> _DIRECTIONS_: Search the material below for the string "this" and list each line that holds it.

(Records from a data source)
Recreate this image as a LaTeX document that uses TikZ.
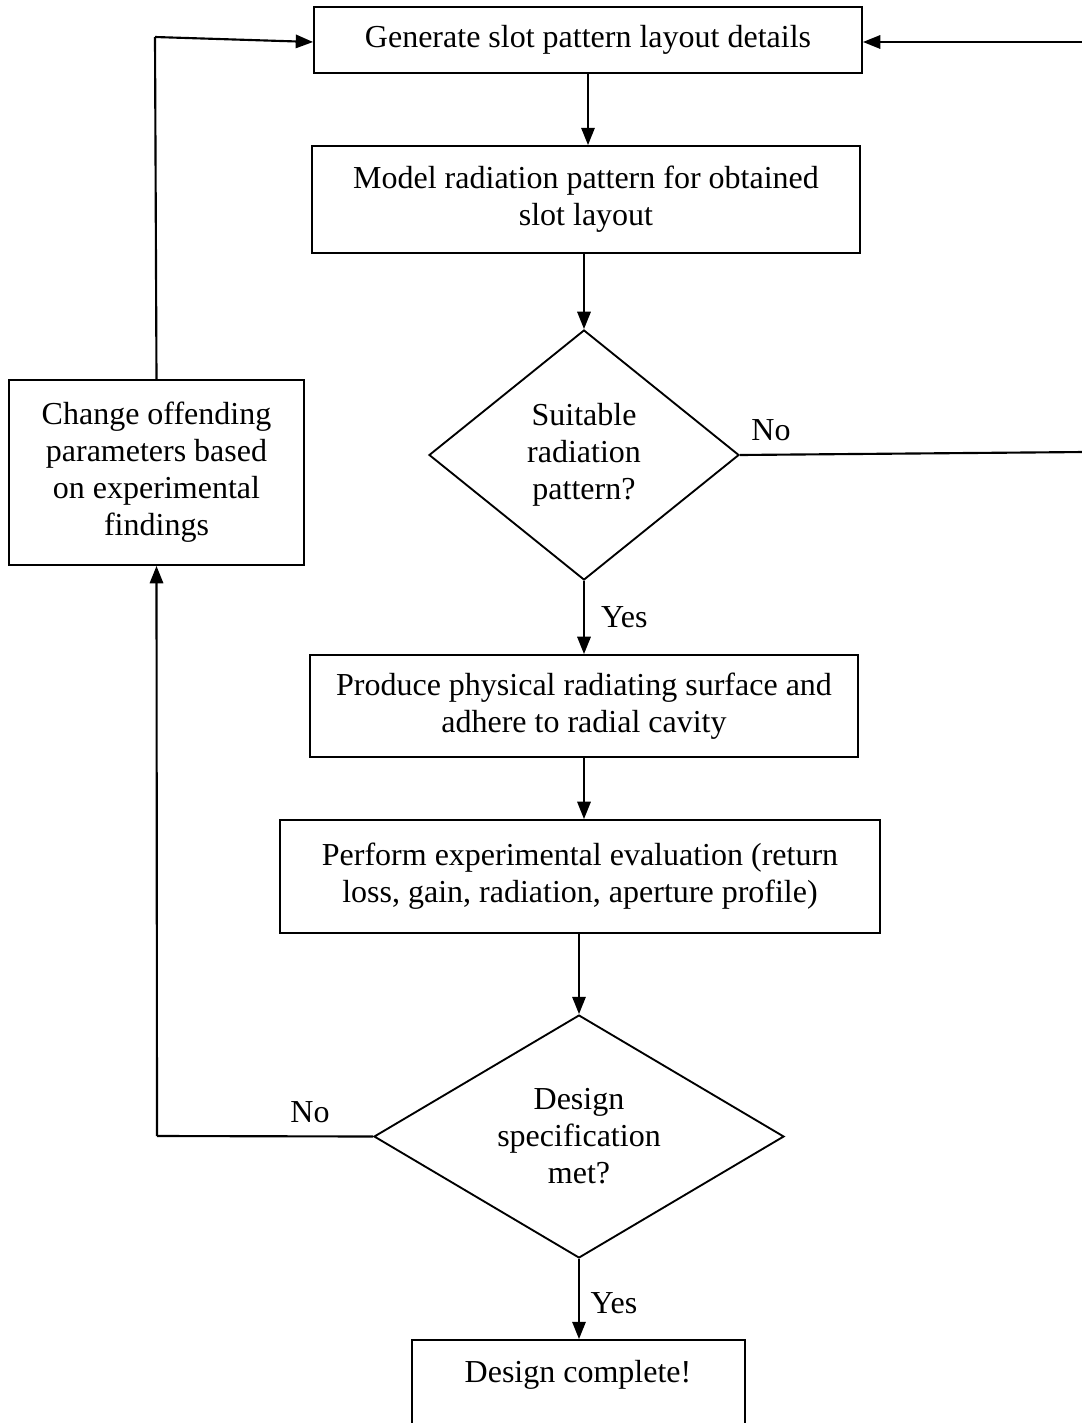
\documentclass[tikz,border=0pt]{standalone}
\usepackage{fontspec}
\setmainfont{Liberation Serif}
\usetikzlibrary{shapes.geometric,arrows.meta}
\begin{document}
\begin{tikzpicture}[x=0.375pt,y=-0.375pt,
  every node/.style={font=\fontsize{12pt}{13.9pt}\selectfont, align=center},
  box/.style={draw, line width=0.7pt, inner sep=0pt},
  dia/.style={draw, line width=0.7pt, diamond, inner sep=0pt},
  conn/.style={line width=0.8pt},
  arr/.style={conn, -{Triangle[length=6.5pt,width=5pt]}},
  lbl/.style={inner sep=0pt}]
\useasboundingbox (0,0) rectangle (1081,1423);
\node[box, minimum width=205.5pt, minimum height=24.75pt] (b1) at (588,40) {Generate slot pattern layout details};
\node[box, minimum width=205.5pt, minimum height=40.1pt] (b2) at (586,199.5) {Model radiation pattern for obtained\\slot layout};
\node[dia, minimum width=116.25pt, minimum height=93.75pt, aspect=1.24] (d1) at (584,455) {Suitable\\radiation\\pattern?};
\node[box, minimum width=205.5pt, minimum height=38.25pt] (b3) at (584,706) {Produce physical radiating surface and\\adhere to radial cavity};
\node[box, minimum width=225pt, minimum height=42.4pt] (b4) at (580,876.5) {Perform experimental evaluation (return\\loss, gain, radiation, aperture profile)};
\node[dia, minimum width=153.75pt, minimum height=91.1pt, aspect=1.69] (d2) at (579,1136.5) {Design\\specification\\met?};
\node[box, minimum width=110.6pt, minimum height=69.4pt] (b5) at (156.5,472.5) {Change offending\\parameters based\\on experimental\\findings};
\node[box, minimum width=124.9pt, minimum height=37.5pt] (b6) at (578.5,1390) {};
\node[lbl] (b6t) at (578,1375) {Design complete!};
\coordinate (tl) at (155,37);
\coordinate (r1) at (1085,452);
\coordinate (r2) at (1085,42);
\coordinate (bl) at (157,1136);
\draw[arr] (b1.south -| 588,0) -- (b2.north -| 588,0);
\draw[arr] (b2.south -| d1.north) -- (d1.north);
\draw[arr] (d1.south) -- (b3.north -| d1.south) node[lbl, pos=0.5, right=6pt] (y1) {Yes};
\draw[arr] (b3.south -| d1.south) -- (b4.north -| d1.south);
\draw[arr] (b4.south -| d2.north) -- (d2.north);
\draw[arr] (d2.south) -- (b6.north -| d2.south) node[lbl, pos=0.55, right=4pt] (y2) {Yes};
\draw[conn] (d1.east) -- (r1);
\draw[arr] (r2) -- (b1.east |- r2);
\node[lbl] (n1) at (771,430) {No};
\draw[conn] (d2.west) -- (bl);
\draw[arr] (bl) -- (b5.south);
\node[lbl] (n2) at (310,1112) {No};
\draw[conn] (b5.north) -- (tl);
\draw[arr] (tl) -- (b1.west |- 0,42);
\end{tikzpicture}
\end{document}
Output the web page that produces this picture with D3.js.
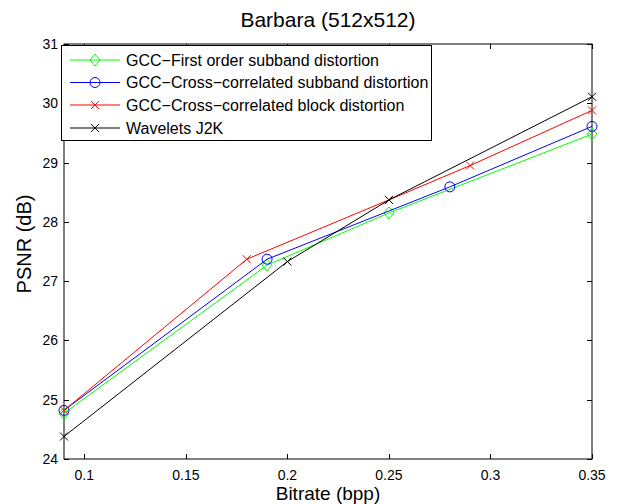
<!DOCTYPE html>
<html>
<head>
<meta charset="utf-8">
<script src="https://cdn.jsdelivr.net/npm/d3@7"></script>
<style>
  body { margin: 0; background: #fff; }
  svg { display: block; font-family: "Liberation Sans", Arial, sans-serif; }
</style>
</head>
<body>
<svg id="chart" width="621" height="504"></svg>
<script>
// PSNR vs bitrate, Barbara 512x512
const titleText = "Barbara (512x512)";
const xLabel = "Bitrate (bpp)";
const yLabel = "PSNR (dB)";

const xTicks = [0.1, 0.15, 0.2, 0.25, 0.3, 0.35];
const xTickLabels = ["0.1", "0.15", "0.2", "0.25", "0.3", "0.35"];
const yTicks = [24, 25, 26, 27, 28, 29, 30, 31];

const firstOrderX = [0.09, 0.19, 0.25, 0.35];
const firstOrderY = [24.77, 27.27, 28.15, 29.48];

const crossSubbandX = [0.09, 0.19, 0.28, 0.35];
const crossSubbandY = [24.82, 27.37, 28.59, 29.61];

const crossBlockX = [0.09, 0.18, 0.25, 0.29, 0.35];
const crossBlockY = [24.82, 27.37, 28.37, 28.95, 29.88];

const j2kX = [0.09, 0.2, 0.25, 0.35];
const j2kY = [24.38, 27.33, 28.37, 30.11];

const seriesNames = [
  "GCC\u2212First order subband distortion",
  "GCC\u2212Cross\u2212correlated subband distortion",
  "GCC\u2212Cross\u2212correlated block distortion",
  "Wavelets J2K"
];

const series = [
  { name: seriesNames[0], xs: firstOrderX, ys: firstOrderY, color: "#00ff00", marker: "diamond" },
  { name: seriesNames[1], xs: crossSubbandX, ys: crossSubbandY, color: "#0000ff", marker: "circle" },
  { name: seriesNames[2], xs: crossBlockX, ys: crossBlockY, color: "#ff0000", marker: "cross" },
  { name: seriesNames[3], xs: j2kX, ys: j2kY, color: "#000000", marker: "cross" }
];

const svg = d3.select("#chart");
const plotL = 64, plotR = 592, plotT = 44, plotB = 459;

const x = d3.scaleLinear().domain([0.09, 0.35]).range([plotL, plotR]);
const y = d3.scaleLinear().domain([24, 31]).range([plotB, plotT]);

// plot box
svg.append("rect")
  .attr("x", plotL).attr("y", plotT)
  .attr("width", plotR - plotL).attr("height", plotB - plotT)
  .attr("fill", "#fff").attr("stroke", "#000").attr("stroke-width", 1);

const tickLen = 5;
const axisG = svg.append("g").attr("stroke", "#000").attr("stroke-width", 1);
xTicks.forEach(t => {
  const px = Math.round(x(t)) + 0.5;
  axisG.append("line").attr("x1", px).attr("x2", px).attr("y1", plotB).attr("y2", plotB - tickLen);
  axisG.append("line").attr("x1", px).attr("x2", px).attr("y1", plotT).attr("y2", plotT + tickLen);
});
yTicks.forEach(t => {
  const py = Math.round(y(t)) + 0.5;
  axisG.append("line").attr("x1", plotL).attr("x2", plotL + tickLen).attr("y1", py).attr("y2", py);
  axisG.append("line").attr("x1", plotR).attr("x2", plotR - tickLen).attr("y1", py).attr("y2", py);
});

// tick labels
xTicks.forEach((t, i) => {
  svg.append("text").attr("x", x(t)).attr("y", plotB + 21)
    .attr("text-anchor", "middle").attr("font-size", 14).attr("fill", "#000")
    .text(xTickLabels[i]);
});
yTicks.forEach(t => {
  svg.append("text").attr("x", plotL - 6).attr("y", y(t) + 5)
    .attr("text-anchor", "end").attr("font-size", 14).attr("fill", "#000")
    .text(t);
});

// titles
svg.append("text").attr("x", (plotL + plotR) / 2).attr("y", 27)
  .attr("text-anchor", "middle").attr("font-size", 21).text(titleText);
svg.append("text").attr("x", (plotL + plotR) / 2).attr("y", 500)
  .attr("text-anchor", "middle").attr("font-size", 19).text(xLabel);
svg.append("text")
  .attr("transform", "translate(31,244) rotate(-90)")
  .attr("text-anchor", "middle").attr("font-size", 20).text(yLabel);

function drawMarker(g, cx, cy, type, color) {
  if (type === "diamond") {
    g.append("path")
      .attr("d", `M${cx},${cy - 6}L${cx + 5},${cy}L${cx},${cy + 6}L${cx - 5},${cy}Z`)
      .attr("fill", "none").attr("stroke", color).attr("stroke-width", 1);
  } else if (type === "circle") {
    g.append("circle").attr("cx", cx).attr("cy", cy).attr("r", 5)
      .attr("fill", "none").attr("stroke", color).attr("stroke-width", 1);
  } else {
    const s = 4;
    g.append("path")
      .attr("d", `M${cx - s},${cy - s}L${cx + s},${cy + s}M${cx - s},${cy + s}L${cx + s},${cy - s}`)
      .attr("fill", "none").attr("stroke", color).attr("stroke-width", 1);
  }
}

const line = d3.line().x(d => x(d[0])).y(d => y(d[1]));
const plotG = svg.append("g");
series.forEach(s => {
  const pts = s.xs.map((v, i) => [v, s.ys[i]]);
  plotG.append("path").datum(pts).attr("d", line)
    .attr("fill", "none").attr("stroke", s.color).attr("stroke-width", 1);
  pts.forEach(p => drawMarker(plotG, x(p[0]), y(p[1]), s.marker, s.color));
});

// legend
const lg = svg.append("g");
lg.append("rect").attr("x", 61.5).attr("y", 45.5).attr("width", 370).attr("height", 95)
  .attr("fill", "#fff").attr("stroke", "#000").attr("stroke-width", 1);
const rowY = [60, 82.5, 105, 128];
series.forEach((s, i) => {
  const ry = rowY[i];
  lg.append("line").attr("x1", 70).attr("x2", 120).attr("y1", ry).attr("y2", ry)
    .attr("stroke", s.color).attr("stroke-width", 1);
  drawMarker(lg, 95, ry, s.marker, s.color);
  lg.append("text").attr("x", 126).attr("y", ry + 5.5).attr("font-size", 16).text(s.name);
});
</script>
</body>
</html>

> _TASK RESPONSE_:
Recreate this image as a LaTeX document that uses TikZ.
Output the web page that produces this picture with D3.js.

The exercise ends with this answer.